§ **Task statement**: Do not copy the pictures; transcribe all other material exactly.

§ **Provided material**:
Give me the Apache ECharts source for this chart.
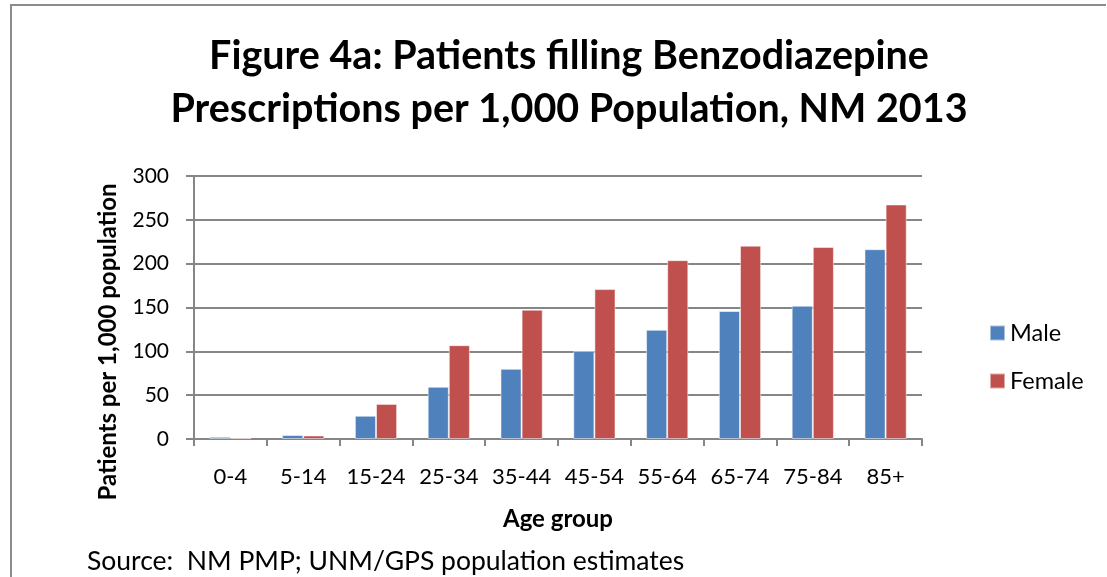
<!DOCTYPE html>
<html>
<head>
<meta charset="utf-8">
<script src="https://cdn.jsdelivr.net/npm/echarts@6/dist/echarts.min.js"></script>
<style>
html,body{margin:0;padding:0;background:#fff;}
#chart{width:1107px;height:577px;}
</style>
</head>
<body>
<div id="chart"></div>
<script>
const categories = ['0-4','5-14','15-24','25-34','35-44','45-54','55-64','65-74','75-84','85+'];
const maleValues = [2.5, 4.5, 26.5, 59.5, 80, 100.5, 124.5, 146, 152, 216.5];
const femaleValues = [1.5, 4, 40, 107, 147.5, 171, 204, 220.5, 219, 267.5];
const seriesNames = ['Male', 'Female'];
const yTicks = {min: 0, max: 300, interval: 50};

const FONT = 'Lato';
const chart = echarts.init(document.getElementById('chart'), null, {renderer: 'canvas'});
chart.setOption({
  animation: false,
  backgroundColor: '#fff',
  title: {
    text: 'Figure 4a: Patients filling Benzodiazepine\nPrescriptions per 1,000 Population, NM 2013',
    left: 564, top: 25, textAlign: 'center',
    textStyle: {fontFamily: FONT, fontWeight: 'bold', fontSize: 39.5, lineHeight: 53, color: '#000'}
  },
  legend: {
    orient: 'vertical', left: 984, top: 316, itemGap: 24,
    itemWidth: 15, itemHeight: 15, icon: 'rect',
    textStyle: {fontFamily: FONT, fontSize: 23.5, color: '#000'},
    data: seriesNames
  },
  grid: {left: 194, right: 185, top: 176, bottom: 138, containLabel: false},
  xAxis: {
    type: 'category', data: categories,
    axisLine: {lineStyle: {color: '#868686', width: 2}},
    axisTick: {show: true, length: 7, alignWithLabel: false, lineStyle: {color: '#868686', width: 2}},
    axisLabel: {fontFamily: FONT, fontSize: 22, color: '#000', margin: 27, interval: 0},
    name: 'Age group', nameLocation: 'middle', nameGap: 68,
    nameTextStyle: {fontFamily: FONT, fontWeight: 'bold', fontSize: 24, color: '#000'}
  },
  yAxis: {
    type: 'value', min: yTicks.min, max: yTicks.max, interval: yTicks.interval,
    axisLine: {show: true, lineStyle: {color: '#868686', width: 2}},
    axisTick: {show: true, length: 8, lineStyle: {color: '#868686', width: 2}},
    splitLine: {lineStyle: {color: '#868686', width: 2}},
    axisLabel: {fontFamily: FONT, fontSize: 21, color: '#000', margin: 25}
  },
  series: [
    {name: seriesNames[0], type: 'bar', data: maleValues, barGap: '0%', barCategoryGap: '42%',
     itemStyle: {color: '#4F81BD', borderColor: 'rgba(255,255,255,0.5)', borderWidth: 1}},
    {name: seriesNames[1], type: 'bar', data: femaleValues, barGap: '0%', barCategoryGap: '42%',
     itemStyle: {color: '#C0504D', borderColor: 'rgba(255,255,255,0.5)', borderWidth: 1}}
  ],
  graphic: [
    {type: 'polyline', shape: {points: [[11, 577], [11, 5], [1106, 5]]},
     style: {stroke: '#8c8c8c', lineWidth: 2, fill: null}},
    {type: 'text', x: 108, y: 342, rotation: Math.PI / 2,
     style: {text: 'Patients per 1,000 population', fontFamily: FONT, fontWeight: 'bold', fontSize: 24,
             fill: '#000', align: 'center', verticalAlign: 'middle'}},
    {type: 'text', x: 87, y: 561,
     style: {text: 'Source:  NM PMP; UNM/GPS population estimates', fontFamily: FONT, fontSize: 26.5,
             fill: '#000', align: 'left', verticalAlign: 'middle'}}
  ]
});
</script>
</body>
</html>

§ **Result of the task**:
Give me the Apache ECharts source for this chart.
<!DOCTYPE html>
<html>
<head>
<meta charset="utf-8">
<script src="https://cdn.jsdelivr.net/npm/echarts@6/dist/echarts.min.js"></script>
<style>
html,body{margin:0;padding:0;background:#fff;}
#chart{width:1107px;height:577px;}
</style>
</head>
<body>
<div id="chart"></div>
<script>
const categories = ['0-4','5-14','15-24','25-34','35-44','45-54','55-64','65-74','75-84','85+'];
const maleValues = [2.5, 4.5, 26.5, 59.5, 80, 100.5, 124.5, 146, 152, 216.5];
const femaleValues = [1.5, 4, 40, 107, 147.5, 171, 204, 220.5, 219, 267.5];
const seriesNames = ['Male', 'Female'];
const yTicks = {min: 0, max: 300, interval: 50};

const FONT = 'Lato';
const chart = echarts.init(document.getElementById('chart'), null, {renderer: 'canvas'});
chart.setOption({
  animation: false,
  backgroundColor: '#fff',
  title: {
    text: 'Figure 4a: Patients filling Benzodiazepine\nPrescriptions per 1,000 Population, NM 2013',
    left: 564, top: 25, textAlign: 'center',
    textStyle: {fontFamily: FONT, fontWeight: 'bold', fontSize: 39.5, lineHeight: 53, color: '#000'}
  },
  legend: {
    orient: 'vertical', left: 984, top: 316, itemGap: 24,
    itemWidth: 15, itemHeight: 15, icon: 'rect',
    textStyle: {fontFamily: FONT, fontSize: 23.5, color: '#000'},
    data: seriesNames
  },
  grid: {left: 194, right: 185, top: 176, bottom: 138, containLabel: false},
  xAxis: {
    type: 'category', data: categories,
    axisLine: {lineStyle: {color: '#868686', width: 2}},
    axisTick: {show: true, length: 7, alignWithLabel: false, lineStyle: {color: '#868686', width: 2}},
    axisLabel: {fontFamily: FONT, fontSize: 22, color: '#000', margin: 27, interval: 0},
    name: 'Age group', nameLocation: 'middle', nameGap: 68,
    nameTextStyle: {fontFamily: FONT, fontWeight: 'bold', fontSize: 24, color: '#000'}
  },
  yAxis: {
    type: 'value', min: yTicks.min, max: yTicks.max, interval: yTicks.interval,
    axisLine: {show: true, lineStyle: {color: '#868686', width: 2}},
    axisTick: {show: true, length: 8, lineStyle: {color: '#868686', width: 2}},
    splitLine: {lineStyle: {color: '#868686', width: 2}},
    axisLabel: {fontFamily: FONT, fontSize: 21, color: '#000', margin: 25}
  },
  series: [
    {name: seriesNames[0], type: 'bar', data: maleValues, barGap: '0%', barCategoryGap: '42%',
     itemStyle: {color: '#4F81BD', borderColor: 'rgba(255,255,255,0.5)', borderWidth: 1}},
    {name: seriesNames[1], type: 'bar', data: femaleValues, barGap: '0%', barCategoryGap: '42%',
     itemStyle: {color: '#C0504D', borderColor: 'rgba(255,255,255,0.5)', borderWidth: 1}}
  ],
  graphic: [
    {type: 'polyline', shape: {points: [[11, 577], [11, 5], [1106, 5]]},
     style: {stroke: '#8c8c8c', lineWidth: 2, fill: null}},
    {type: 'text', x: 108, y: 342, rotation: Math.PI / 2,
     style: {text: 'Patients per 1,000 population', fontFamily: FONT, fontWeight: 'bold', fontSize: 24,
             fill: '#000', align: 'center', verticalAlign: 'middle'}},
    {type: 'text', x: 87, y: 561,
     style: {text: 'Source:  NM PMP; UNM/GPS population estimates', fontFamily: FONT, fontSize: 26.5,
             fill: '#000', align: 'left', verticalAlign: 'middle'}}
  ]
});
</script>
</body>
</html>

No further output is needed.